Whether you sprawl out on a sandy beach or your back porch, summer is the season to sink into a good book. Sandy Scott, co-owner of Hardwick's Galaxy Bookshop, shared a few suggestions.
- Christine McDonnell's newest picture book, When the Babies Came to Stay, illustrated by Jeanette Bradley, tells the story of four orphaned babies who are left on an island. Taken in by the town librarian and raised by the whole community, this read-aloud is a warm and joyful story. McDonnell is a part-time resident of the Northeast Kingdom. (Ages 2-5)
- Scott calls Prairie Lotus, by Linda Sue Park, a "fresh take on books in the vein of Little House on the Prairie." New settlers in the Dakota Territories in the 1880s, Hanna — who is half Chinese — and her father struggle to start a business after the death of Hanna's mother. Through determination and friendship, Hanna makes a home for herself and her father. (Ages 10-12)
- When the Stars are Scattered is jointly authored by Victoria Jamieson — the award-winning author of Roller Girl — and Omar Mohamed, the founder of the nonprofit Refugee Strong, with illustrations by Iman Geddy. This middle-grades graphic novel features Omar, an orphan who grew up in a Somali refugee camp while caring for his nonverbal younger brother. Scott notes that Jamieson and Mohamed depict the challenges of refugee life through an honest and empathetic lens. (Ages 9-12)
- Inspired by Polish folktales, Don't Call the Wolf, by Aleksandra Ross, is an engrossing young adult fantasy populated by dragons, shapeshifters and killers. Ren — part girl and part lynx — pairs up with Lukasz, a dragon slayer on a quest to rescue his brother. The two are caught up in a battle between monsters and humans. (Ages 13 and up)
Middle School Suggestions
Every spring since 1957, Vermont kids in grades four through eight have voted for their favorite pick for the Dorothy Canfield Fisher Book Award — from a list chosen by a committee and administered by the Vermont Department of Libraries. Last year — in response to criticism that the Arlington author's legacy was tainted by connections to the Vermont eugenics movement in the 1920s and '30s — the award was temporarily renamed the Vermont Middle-Grade Children's Book Award. Jonathan Clark, state library consultant for children and teen services, notes that this fall students will vote for a new name, from a selection submitted this spring by Vermont youth.

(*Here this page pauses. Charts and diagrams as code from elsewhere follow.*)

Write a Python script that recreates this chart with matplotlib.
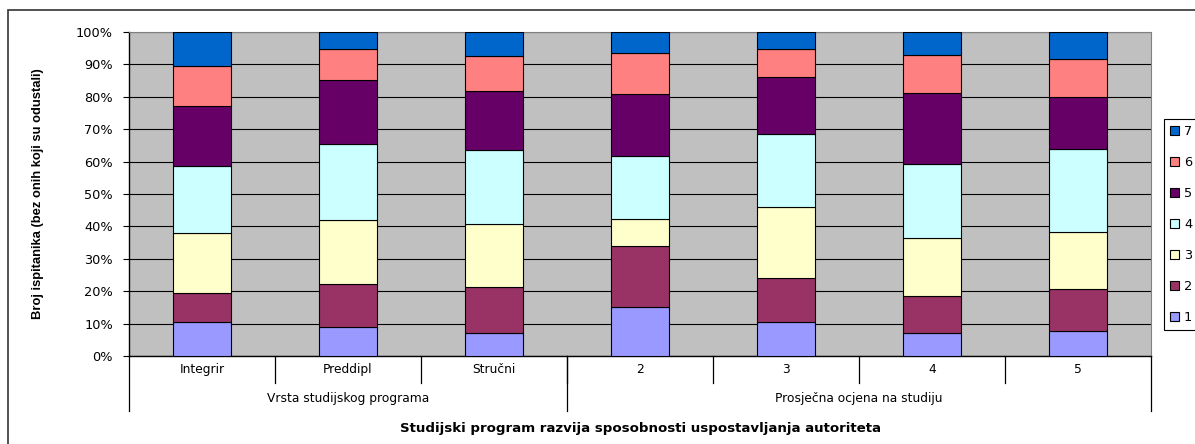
import matplotlib.pyplot as plt
import matplotlib.patches as mpatches
import numpy as np

# categories on the x axis and the two groups above them
categories = ['Integrir', 'Preddipl', 'Stručni', '2', '3', '4', '5']
groups = ['Vrsta studijskog programa', 'Prosječna ocjena na studiju']
group_sizes = [3, 4]

# share of answers (in %) for each rating, one value per category
levels = ['1', '2', '3', '4', '5', '6', '7']
r1 = [10.6, 9.0, 7.0, 15.0, 10.6, 7.2, 7.7]
r2 = [8.9, 13.2, 14.3, 19.1, 13.4, 11.3, 12.9]
r3 = [18.5, 19.7, 19.4, 8.3, 22.0, 17.8, 17.8]
r4 = [20.6, 23.6, 22.9, 19.3, 22.6, 23.1, 25.4]
r5 = [18.5, 19.8, 18.2, 19.1, 17.5, 21.8, 16.1]
r6 = [12.3, 9.6, 10.7, 12.8, 8.8, 11.6, 11.9]
r7 = [10.6, 5.1, 7.5, 6.4, 5.1, 7.2, 8.2]
series = [r1, r2, r3, r4, r5, r6, r7]

colors = ['#9999FF', '#993366', '#FFFFCC', '#CCFFFF', '#660066', '#FF8080', '#0066CC']

W, H = 1195, 444
fig = plt.figure(figsize=(W / 100, H / 100), dpi=100)
ax = fig.add_axes([129 / W, (H - 356) / H, (1151 - 129) / W, (356 - 32) / H])
ax.set_facecolor('#C0C0C0')

x = np.arange(len(categories))
bottom = np.zeros(len(categories))
handles = []
for vals, col, lab in zip(series, colors, levels):
    v = np.array(vals)
    v = v / 100.0
    ax.bar(x, v, 0.4, bottom=bottom, color=col, edgecolor='black', linewidth=0.8, zorder=3)
    bottom += v
    handles.append(mpatches.Rectangle((0, 0), 1, 1, facecolor=col, edgecolor='black', linewidth=0.8))

ax.set_xlim(-0.5, len(categories) - 0.5)
ax.set_ylim(0, 1)
ax.set_yticks(np.arange(0, 1.01, 0.1))
ax.set_yticklabels(['%d%%' % round(t * 100) for t in np.arange(0, 1.01, 0.1)],
                   fontsize=9.3, family='DejaVu Sans')
ax.tick_params(axis='y', direction='out', length=4.5, width=0.8, pad=7)
ax.set_xticks([])
ax.yaxis.grid(True, color='black', linewidth=0.8, zorder=1)
ax.set_axisbelow(True)
for s in ['top', 'right']:
    ax.spines[s].set_color('#808080')
for s in ['left', 'bottom']:
    ax.spines[s].set_color('black')
    ax.spines[s].set_linewidth(1)

# two-level category axis drawn by hand
tr = ax.get_xaxis_transform()
for i, c in enumerate(categories):
    ax.text(i, -0.043, c, transform=tr, ha='center', va='center', fontsize=8.8, family='DejaVu Sans')
for b in np.arange(0.5, len(categories) - 0.5):
    ax.plot([b, b], [0, -0.083], transform=tr, color='black', linewidth=0.9, clip_on=False)
start = -0.5
ax.plot([start, start], [0, -0.17], transform=tr, color='black', linewidth=0.9, clip_on=False)
for g, n in zip(groups, group_sizes):
    end = start + n
    ax.text((start + end) / 2, -0.13, g, transform=tr, ha='center', va='center',
            fontsize=8.8, family='DejaVu Sans')
    ax.plot([end, end], [0, -0.17], transform=tr, color='black', linewidth=0.9, clip_on=False)
    start = end

fig.text(640 / W, 1 - 428 / H, 'Studijski program razvija sposobnosti uspostavljanja autoriteta',
         ha='center', va='center', fontsize=9.6, fontweight='bold', family='DejaVu Sans')
fig.text(38 / W, 1 - 194 / H, 'Broj ispitanika (bez onih koji su odustali)', rotation=90,
         ha='center', va='center', fontsize=9.4, fontweight='bold', family='Liberation Sans')

leg = fig.legend(handles[::-1], levels[::-1], loc='upper left',
                 bbox_to_anchor=(1164 / W, 1 - 119 / H), fancybox=False, framealpha=1,
                 edgecolor='black', fontsize=9.3, handlelength=0.7, handleheight=0.7,
                 handletextpad=0.4, labelspacing=1.4, borderpad=0.45, borderaxespad=0)
leg.get_frame().set_linewidth(0.8)

# outer chart border
fig.patches.append(mpatches.Rectangle((8 / W, -0.1), 2, 1.1 - 10 / H, transform=fig.transFigure,
                                      fill=False, edgecolor='#333333', linewidth=1.2))

fig.savefig('out.png', dpi=100)
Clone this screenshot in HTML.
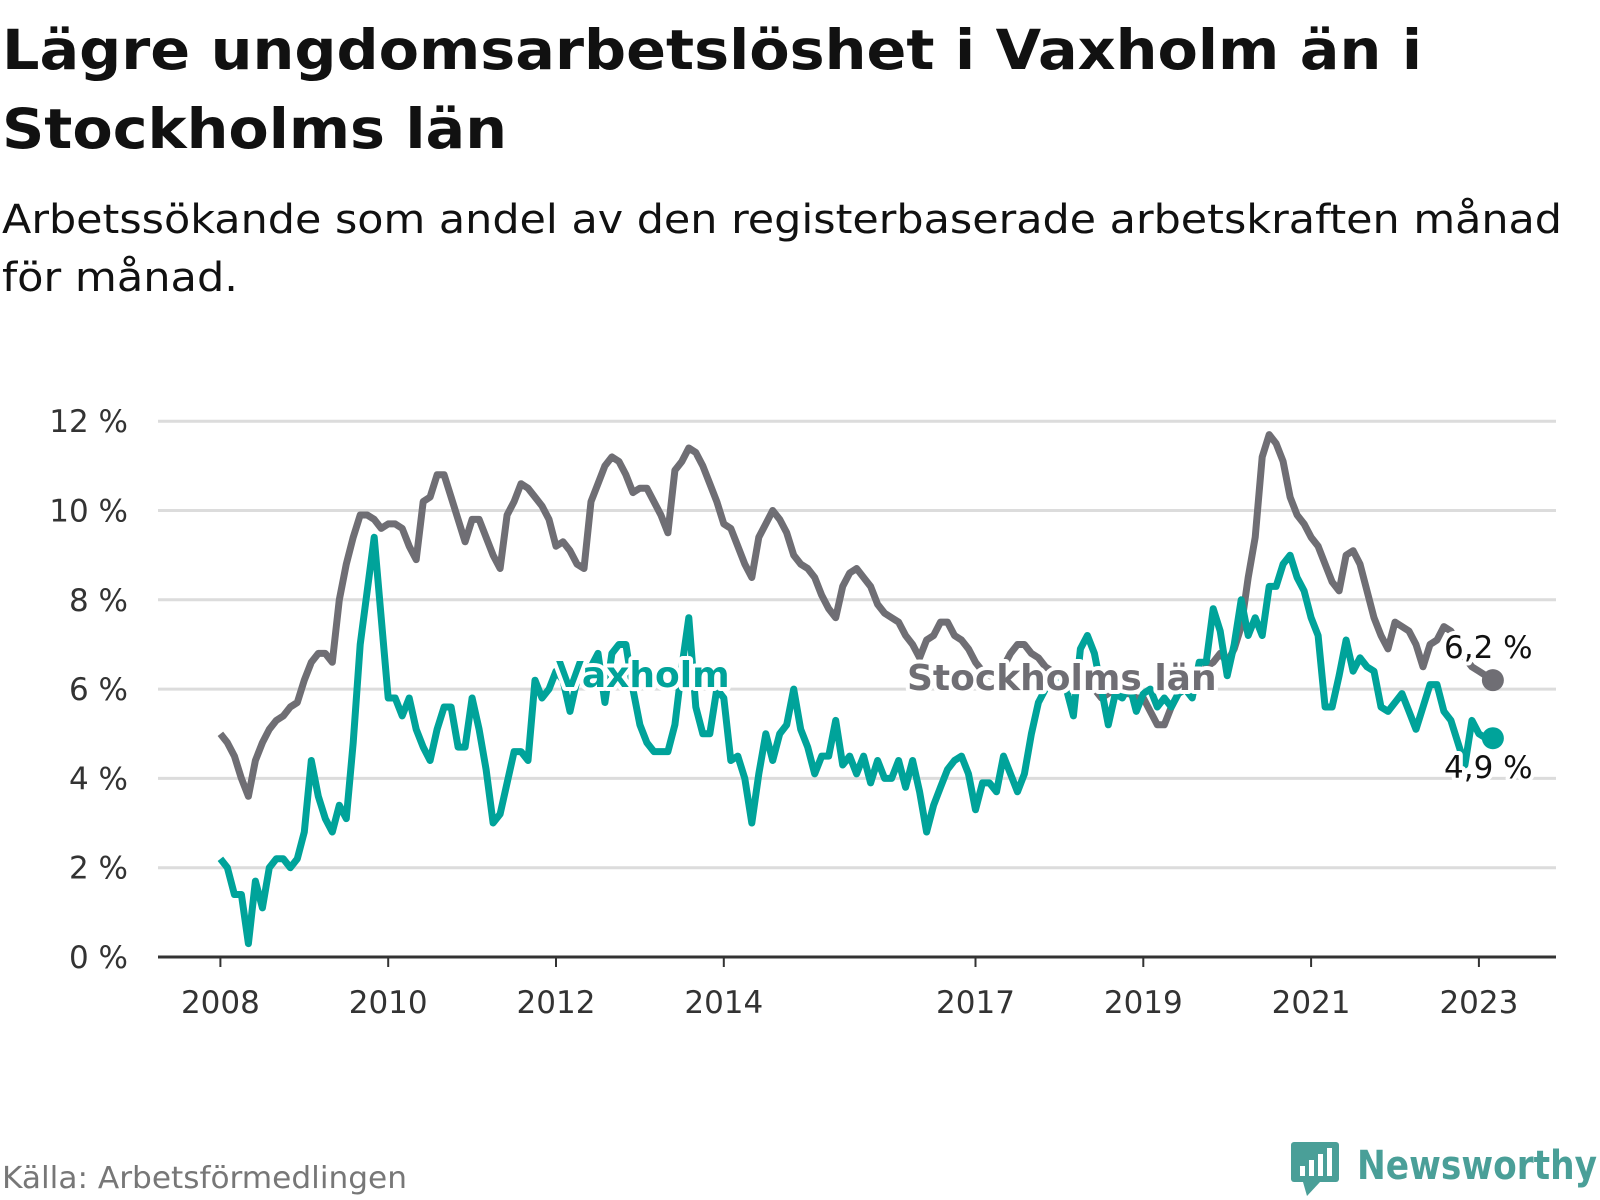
<!DOCTYPE html>
<html><head><meta charset="utf-8"><style>
html,body{margin:0;padding:0;background:#fff;}
svg{display:block;font-family:"DejaVu Sans","Liberation Sans",sans-serif;}
</style></head><body>
<svg width="1600" height="1200" viewBox="0 0 1600 1200">
<text x="2" y="69" font-size="55" font-weight="bold" fill="#111" textLength="1420" lengthAdjust="spacingAndGlyphs">Lägre ungdomsarbetslöshet i Vaxholm än i</text>
<text x="2" y="148" font-size="55" font-weight="bold" fill="#111" textLength="505" lengthAdjust="spacingAndGlyphs">Stockholms län</text>
<text x="2" y="233" font-size="40" fill="#111" textLength="1560" lengthAdjust="spacingAndGlyphs">Arbetssökande som andel av den registerbaserade arbetskraften månad</text>
<text x="2" y="291" font-size="40" fill="#111" textLength="236" lengthAdjust="spacingAndGlyphs">för månad.</text>
<g id="grid"></g>
<g id="yticks"></g>
<g id="xticks"></g>
<g id="series"></g>
<g id="labels"></g>
<text x="2" y="1188" font-size="30" fill="#777" textLength="405" lengthAdjust="spacingAndGlyphs">Källa: Arbetsförmedlingen</text>
<g>
<rect x="1291" y="1142" width="48" height="40" rx="3" fill="#4a9f98"/>
<polygon points="1303,1182 1320,1182 1307,1196" fill="#4a9f98"/>
<rect x="1300" y="1166" width="5" height="10" fill="#fff"/><rect x="1309" y="1160" width="5" height="16" fill="#fff"/><rect x="1318" y="1154" width="5" height="22" fill="#fff"/><rect x="1327" y="1148" width="5" height="28" fill="#fff"/>
<text x="1357" y="1179" font-size="40" font-weight="bold" fill="#4a9f98" textLength="240" lengthAdjust="spacingAndGlyphs">Newsworthy</text>
</g>
</svg>
<script>
const yTicks=[0,2,4,6,8,10,12];
const xTickYears=[2008,2010,2012,2014,2017,2019,2021,2023];
const stockholm=[5.0,4.8,4.5,4.0,3.6,4.4,4.8,5.1,5.3,5.4,5.6,5.7,
6.2,6.6,6.8,6.8,6.6,8.0,8.8,9.4,9.9,9.9,9.8,9.6,
9.7,9.7,9.6,9.2,8.9,10.2,10.3,10.8,10.8,10.3,9.8,9.3,
9.8,9.8,9.4,9.0,8.7,9.9,10.2,10.6,10.5,10.3,10.1,9.8,
9.2,9.3,9.1,8.8,8.7,10.2,10.6,11.0,11.2,11.1,10.8,10.4,
10.5,10.5,10.2,9.9,9.5,10.9,11.1,11.4,11.3,11.0,10.6,10.2,
9.7,9.6,9.2,8.8,8.5,9.4,9.7,10.0,9.8,9.5,9.0,8.8,
8.7,8.5,8.1,7.8,7.6,8.3,8.6,8.7,8.5,8.3,7.9,7.7,
7.6,7.5,7.2,7.0,6.7,7.1,7.2,7.5,7.5,7.2,7.1,6.9,
6.6,6.4,6.3,6.3,6.5,6.8,7.0,7.0,6.8,6.7,6.5,6.4,
6.3,6.2,6.3,6.3,6.1,6.0,5.8,5.9,6.0,5.9,5.9,5.8,
5.8,5.5,5.2,5.2,5.6,5.9,6.0,6.1,6.2,6.5,6.6,6.8,
6.6,6.9,7.4,8.5,9.4,11.2,11.7,11.5,11.1,10.3,9.9,9.7,
9.4,9.2,8.8,8.4,8.2,9.0,9.1,8.8,8.2,7.6,7.2,6.9,
7.5,7.4,7.3,7.0,6.5,7.0,7.1,7.4,7.3,7.0,6.7,6.5,
6.4,6.3,6.2];
const vaxholm=[2.2,2.0,1.4,1.4,0.3,1.7,1.1,2.0,2.2,2.2,2.0,2.2,
2.8,4.4,3.6,3.1,2.8,3.4,3.1,4.8,7.0,8.2,9.4,7.6,
5.8,5.8,5.4,5.8,5.1,4.7,4.4,5.1,5.6,5.6,4.7,4.7,
5.8,5.1,4.2,3.0,3.2,3.9,4.6,4.6,4.4,6.2,5.8,6.0,
6.4,6.2,5.5,6.2,6.5,6.5,6.8,5.7,6.8,7.0,7.0,6.0,
5.2,4.8,4.6,4.6,4.6,5.2,6.5,7.6,5.6,5.0,5.0,6.0,
5.8,4.4,4.5,4.0,3.0,4.1,5.0,4.4,5.0,5.2,6.0,5.1,
4.7,4.1,4.5,4.5,5.3,4.3,4.5,4.1,4.5,3.9,4.4,4.0,
4.0,4.4,3.8,4.4,3.7,2.8,3.4,3.8,4.2,4.4,4.5,4.1,
3.3,3.9,3.9,3.7,4.5,4.1,3.7,4.1,5.0,5.7,6.0,6.2,
6.3,6.0,5.4,6.9,7.2,6.8,6.0,5.2,5.9,5.8,6.1,5.5,
5.9,6.0,5.6,5.8,5.6,5.9,6.0,5.8,6.6,6.6,7.8,7.3,
6.3,7.0,8.0,7.2,7.6,7.2,8.3,8.3,8.8,9.0,8.5,8.2,
7.6,7.2,5.6,5.6,6.3,7.1,6.4,6.7,6.5,6.4,5.6,5.5,
5.7,5.9,5.5,5.1,5.6,6.1,6.1,5.5,5.3,4.8,4.3,5.3,
5.0,4.9,4.9];
const NS='http://www.w3.org/2000/svg';
const x0=220.4, perYear=83.9, yBase=957, perUnit=44.65;
const xOfMonth=i=>x0+i*perYear/12;
const xOfYear=y=>x0+(y-2008)*perYear;
const yOf=v=>yBase-v*perUnit;
function mk(tag,parent){const e=document.createElementNS(NS,tag);document.getElementById(parent).appendChild(e);return e;}
yTicks.forEach(t=>{
  const l=mk('line','grid');
  
  
  l.setAttribute('x1',158);l.setAttribute('x2',1556);l.setAttribute('y1',yOf(t));l.setAttribute('y2',yOf(t));
  l.setAttribute('stroke',t===0?'#333':'#dcdcdc');l.setAttribute('stroke-width',3);
  const tx=mk('text','yticks');
  
  
  tx.setAttribute('x',128);tx.setAttribute('y',yOf(t)+11);tx.setAttribute('text-anchor','end');
  tx.setAttribute('font-size','31');tx.setAttribute('fill','#333');tx.textContent=t+' %';
});
xTickYears.forEach(y=>{
  const l=mk('line','xticks');
  
  
  l.setAttribute('x1',xOfYear(y));l.setAttribute('x2',xOfYear(y));l.setAttribute('y1',yBase);l.setAttribute('y2',yBase+10);
  l.setAttribute('stroke','#333');l.setAttribute('stroke-width',2);
  const tx=mk('text','xticks');
  
  
  tx.setAttribute('x',xOfYear(y));tx.setAttribute('y',1013);tx.setAttribute('text-anchor','middle');
  tx.setAttribute('font-size','31');tx.setAttribute('fill','#333');tx.textContent=y;
});
function line(data,color,name){
  const p=mk('polyline','series');
  
  
  p.setAttribute('points',data.map((v,i)=>xOfMonth(i).toFixed(1)+','+yOf(v).toFixed(1)).join(' '));
  p.setAttribute('fill','none');p.setAttribute('stroke',color);p.setAttribute('stroke-width',7);p.setAttribute('stroke-linejoin','round');
  const c=mk('circle','series');
  
  
  const n=data.length-1;
  c.setAttribute('cx',xOfMonth(n));c.setAttribute('cy',yOf(data[n]));c.setAttribute('r',11);c.setAttribute('fill',color);
}
line(stockholm,'#6f6e74','stockholm-line');
line(vaxholm,'#00a39a','vaxholm-line');
function label(txt,x,y,color,size,weight,name){
  const t=mk('text','labels');
  
  
  t.setAttribute('x',x);t.setAttribute('y',y);t.setAttribute('font-size',size);t.setAttribute('font-weight',weight);
  t.setAttribute('fill',color);t.setAttribute('stroke','#fff');t.setAttribute('stroke-width',8);t.setAttribute('paint-order','stroke');
  t.setAttribute('stroke-linejoin','round');t.textContent=txt;
}
label('Vaxholm',556,687,'#00a39a',36,'bold','vaxholm-label');
label('Stockholms län',907,690,'#6f6e74',36,'bold','stockholm-label');
label('6,2 %',1444,658,'#111',31,'normal','stockholm-end-value');
label('4,9 %',1444,778,'#111',31,'normal','vaxholm-end-value');
</script>
</body></html>
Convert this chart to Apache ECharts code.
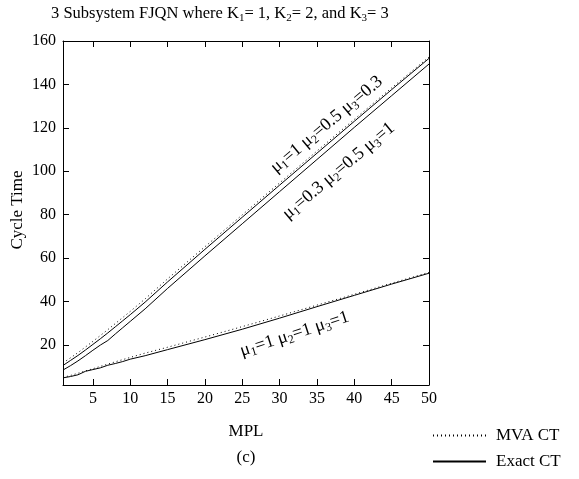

Rebecca Rupp, chair of the committee and writer and homeschooling mother of three grown sons, shared a few of her favorites from the 2020-21 book list.
- Caitlin Doughty's Will My Cat Eat My Eyeballs? Big Questions From Tiny Mortals About Death is a nonfiction book in which mortician Doughty answers kids' questions about death. In addition to some captivating science, writes Rupp, "Readers get the scoop on giving Grandma a Viking funeral and find out what happens if you swallow a bag of popcorn before being cremated."
- Set in India, Padma Venkatraman's The Bridge Home features two young sisters who flee an abusive father. The girls create a makeshift shelter with two homeless boys under an abandoned bridge. Rupp describes the novel as "a painful, compelling and ultimately hopeful story dealing with issues of poverty, disability and grief."
- In the sci-fi novel We're Not From Here, by Geoff Rodkey, the human race abandons an uninhabitable Earth and zooms off to Planet Choom. There, people must win the approval of Choom's inhabitants: the Zhuri, who look like giant mosquitoes. Young Lan Mifune and family are charged with proving that humans can assimilate with the alien race, so everyone can live in peace.
- Stacy McAnulty's novel The World Ends in April stars Eleanor Dross, whose survivalist grandpa has been preparing for a pending catastrophe by stockpiling equipment and food. When Eleanor reads an online warning that an asteroid is about to collide with Earth, she starts a secret club preparing for TEOTWAWKI (the end of the world as we know it). In the age of fake news, the book offers plenty of discussion material.